Blink. Snapshot Life.

There are things that I would step into the depths of hell for. Some of them are alive and some of them are dead. Some are in the past and some are part of a future I wish I had ahead of me. Some are dreams, and a few are realities. Some are memories and some are wishes. I was eleven years old I first tried to take a snapshot with my mind’s eye. I stood on the top of a schoolyard concrete staircase, with a group of my friends. The railings were painted white and peeling. The stairs were too high for my little legs. My friends barely tolerated me, in fact they were not really friends at all. I was not a popular child. I was strange and distant and encased in my own world due to my miserable life at home, but for once, for once I was invited to stand on the staircase and talk with the popular girls, and for once they were not bullying me. I shut my eyes for a second, like the shutter of a camera, blinking a few times to make sure I had it fixed in my memory, and that moment when I opened my eyes remained frozen and fresh in time. It was pickled in eternal aspic. Frozen in the ice of time. Sparkling in a jar full of moonbeams and fireflies. It was a moment of happiness in a whole sea of misery.
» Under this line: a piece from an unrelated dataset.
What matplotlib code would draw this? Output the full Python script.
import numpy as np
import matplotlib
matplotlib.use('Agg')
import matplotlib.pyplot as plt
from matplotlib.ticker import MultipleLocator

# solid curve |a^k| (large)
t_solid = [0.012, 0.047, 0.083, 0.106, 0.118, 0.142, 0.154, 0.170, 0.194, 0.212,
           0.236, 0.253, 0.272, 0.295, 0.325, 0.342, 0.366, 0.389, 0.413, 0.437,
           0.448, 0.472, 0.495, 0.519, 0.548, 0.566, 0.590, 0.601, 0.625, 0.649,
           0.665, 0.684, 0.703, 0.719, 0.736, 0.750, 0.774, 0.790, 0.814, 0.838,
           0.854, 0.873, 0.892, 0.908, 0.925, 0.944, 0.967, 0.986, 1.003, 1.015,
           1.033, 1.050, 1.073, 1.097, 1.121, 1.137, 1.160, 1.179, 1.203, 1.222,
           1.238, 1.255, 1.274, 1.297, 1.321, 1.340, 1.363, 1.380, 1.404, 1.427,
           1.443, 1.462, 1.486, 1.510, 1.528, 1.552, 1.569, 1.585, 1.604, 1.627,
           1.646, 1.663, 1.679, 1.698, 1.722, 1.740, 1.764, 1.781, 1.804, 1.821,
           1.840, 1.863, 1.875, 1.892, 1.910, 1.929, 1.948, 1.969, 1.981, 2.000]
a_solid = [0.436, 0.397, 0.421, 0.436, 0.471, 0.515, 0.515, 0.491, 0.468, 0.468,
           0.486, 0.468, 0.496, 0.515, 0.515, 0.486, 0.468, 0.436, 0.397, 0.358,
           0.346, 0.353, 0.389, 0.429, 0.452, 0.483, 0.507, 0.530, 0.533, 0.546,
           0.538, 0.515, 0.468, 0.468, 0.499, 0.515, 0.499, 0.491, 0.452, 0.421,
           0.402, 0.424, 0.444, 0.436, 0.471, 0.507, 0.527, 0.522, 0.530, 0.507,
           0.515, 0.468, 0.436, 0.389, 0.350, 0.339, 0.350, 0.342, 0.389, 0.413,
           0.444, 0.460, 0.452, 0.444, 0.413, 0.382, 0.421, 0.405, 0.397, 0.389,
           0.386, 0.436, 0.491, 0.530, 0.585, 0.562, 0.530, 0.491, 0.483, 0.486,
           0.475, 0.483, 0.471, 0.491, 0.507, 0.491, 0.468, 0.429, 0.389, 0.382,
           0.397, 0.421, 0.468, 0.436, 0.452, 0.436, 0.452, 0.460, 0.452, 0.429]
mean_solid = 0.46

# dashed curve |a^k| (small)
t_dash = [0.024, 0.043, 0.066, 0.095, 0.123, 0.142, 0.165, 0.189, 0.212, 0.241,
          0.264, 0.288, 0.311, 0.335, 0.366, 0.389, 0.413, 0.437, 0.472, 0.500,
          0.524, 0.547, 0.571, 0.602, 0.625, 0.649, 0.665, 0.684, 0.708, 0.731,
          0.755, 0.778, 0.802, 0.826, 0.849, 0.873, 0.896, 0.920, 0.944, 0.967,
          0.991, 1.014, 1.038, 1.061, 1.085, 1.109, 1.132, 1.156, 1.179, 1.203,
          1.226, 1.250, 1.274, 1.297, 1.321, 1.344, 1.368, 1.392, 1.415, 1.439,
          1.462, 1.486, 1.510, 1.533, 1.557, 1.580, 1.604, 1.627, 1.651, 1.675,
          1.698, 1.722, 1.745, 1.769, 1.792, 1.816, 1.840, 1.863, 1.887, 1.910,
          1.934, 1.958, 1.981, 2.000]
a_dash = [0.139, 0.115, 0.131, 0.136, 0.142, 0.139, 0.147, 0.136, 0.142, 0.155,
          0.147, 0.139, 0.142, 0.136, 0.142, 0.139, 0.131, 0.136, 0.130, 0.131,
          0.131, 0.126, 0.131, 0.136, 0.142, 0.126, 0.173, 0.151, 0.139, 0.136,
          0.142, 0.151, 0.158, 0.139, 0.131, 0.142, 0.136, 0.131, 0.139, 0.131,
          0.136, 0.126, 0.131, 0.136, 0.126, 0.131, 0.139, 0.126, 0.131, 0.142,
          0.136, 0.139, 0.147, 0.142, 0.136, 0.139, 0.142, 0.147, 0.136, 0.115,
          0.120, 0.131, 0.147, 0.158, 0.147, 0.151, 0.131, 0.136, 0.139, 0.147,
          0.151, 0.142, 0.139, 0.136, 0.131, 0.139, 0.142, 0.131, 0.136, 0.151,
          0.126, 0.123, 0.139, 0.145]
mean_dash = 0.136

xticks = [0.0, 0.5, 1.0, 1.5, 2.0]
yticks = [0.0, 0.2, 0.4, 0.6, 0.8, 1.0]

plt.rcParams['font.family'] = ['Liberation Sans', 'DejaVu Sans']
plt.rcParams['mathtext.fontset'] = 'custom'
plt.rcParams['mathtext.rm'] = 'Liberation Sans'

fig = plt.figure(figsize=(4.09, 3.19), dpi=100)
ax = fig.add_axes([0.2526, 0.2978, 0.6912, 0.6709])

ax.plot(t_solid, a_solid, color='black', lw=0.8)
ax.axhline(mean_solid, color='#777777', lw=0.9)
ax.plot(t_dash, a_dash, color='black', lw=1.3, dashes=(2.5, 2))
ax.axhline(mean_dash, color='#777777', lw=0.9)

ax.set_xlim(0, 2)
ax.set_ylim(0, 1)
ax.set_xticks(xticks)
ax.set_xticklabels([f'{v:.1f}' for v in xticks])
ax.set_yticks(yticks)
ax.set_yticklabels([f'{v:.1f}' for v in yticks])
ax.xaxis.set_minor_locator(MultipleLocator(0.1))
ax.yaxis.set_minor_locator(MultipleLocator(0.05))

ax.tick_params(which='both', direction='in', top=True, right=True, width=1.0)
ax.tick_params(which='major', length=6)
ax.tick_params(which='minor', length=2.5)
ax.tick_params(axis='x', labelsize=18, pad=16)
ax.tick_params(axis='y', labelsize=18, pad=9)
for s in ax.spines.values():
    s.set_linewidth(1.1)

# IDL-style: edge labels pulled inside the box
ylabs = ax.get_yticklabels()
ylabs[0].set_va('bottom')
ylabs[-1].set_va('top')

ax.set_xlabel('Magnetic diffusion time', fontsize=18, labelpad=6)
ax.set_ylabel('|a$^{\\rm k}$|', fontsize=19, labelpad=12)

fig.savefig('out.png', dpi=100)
A snowy day in the middle of a Tokyo winter, my baby missing from my arms because she was in NICU, but it felt as if the wind and the snow was greeting her to this world and showing her the beauty that can be even in the darkest and coldest of times. It was pristine, new and perfect, just like her, as her lungs struggled and she fought to survive her early birth due to her father’s violence upon us. My little symbiote-child fighting to stay with the mother she needed so badly and who needed her like air, like water, like snow on an early December day.

A midsummer’s day in Tokyo Disneyland, on Tom Sawyer’s Island, running down pathways towards Disney Teepees and imagineered pioneer forts, over barrel-bridges and past the fragrant plants that wound their scent around the mosquito-less day. Free. Wild little things, free for the day from the harshness of their father’s abuse of us all. Three mousekateers. Her little blue Minnie Mouse headband with a tiny veil fluttering over her long long hair perched up on her sweet head, and her baby brother in Donald Duck shorts and a tee shirt stained with ice cream and orange juice. Sweet whipped cream days and hamburger evenings. Snap! Click! Frozen…but not with a single photo to prove it ever happened.

Standing on a large crossing in Tokyo near my apartment, having decided that I was going to run to my friend in the USA and try to save my life after the night that Mr. Charming smashed all the windows around me and almost killed me, and I had to wander the Tokyo streets all night with two children and no money and nowhere safe to go. I blinked my eyes and imagined opening them again in a new life across the ocean. When I was standing in Los Angeles, with my friend and a camper van and both my children, I blinked my eyes and remembered standing on the crossroads, cut up and bruised and broken and terrified for my life. I remembered him telling me I would die and he would say ‘sorry’ and that he had too much stress and work and he would not do a day in jail. Like splicing tape I cut the bit from the middle and enjoyed closing my eyes in Tokyo and opening them in California, seeing my children draw circles in the sand as the coyotes howled in the distance and the campfire blazed.

Blink. Snap. San Francisco Embarcadero with my Boy, walking eating gluten-free cinnamon rolls and drinking tea from flasks. Strolling round zoos and gardens. Finally being alone together, safely in our sweet little apartment in the bad part of town. Heaven.

Sitting up at 2am with the boy, chatting on my bed as we watch a movie and talk about the things that matter and make us laugh. We have such an easy relationship. It is so full of joy. I hope he knows how to take mind-photos too, and freeze those happy memories for later use in sad days to come. How I long for him to know no more sadness. How I long for me not to be the cause of it.

I have dreams of future snapshots that will probably never come. A published book. A little success. A house in northern California with a sweet little scruffy terrier and a vegetable garden. Seeing my grandchildren to come. Watching my son marry. Seeing him thrive. Sitting in a campground the oldest of the generations before me, with a can of banana cream soda and my sunglasses on watching the children play by a lake, as the Grateful Dead play a happy tune.

I get to go see the final show that the Dead & Company will ever play, as what is left of the house-band of San Francisco. I nervously watch my health hoping I will be well enough to go. Every single day, every blink of the eye is precious.

Frozen. Preserved. Perfect. Happy. Well. Dancing in the sandstorm of time that is rapidly eating me up leaving only bleached bones to spit out in the desert of my life.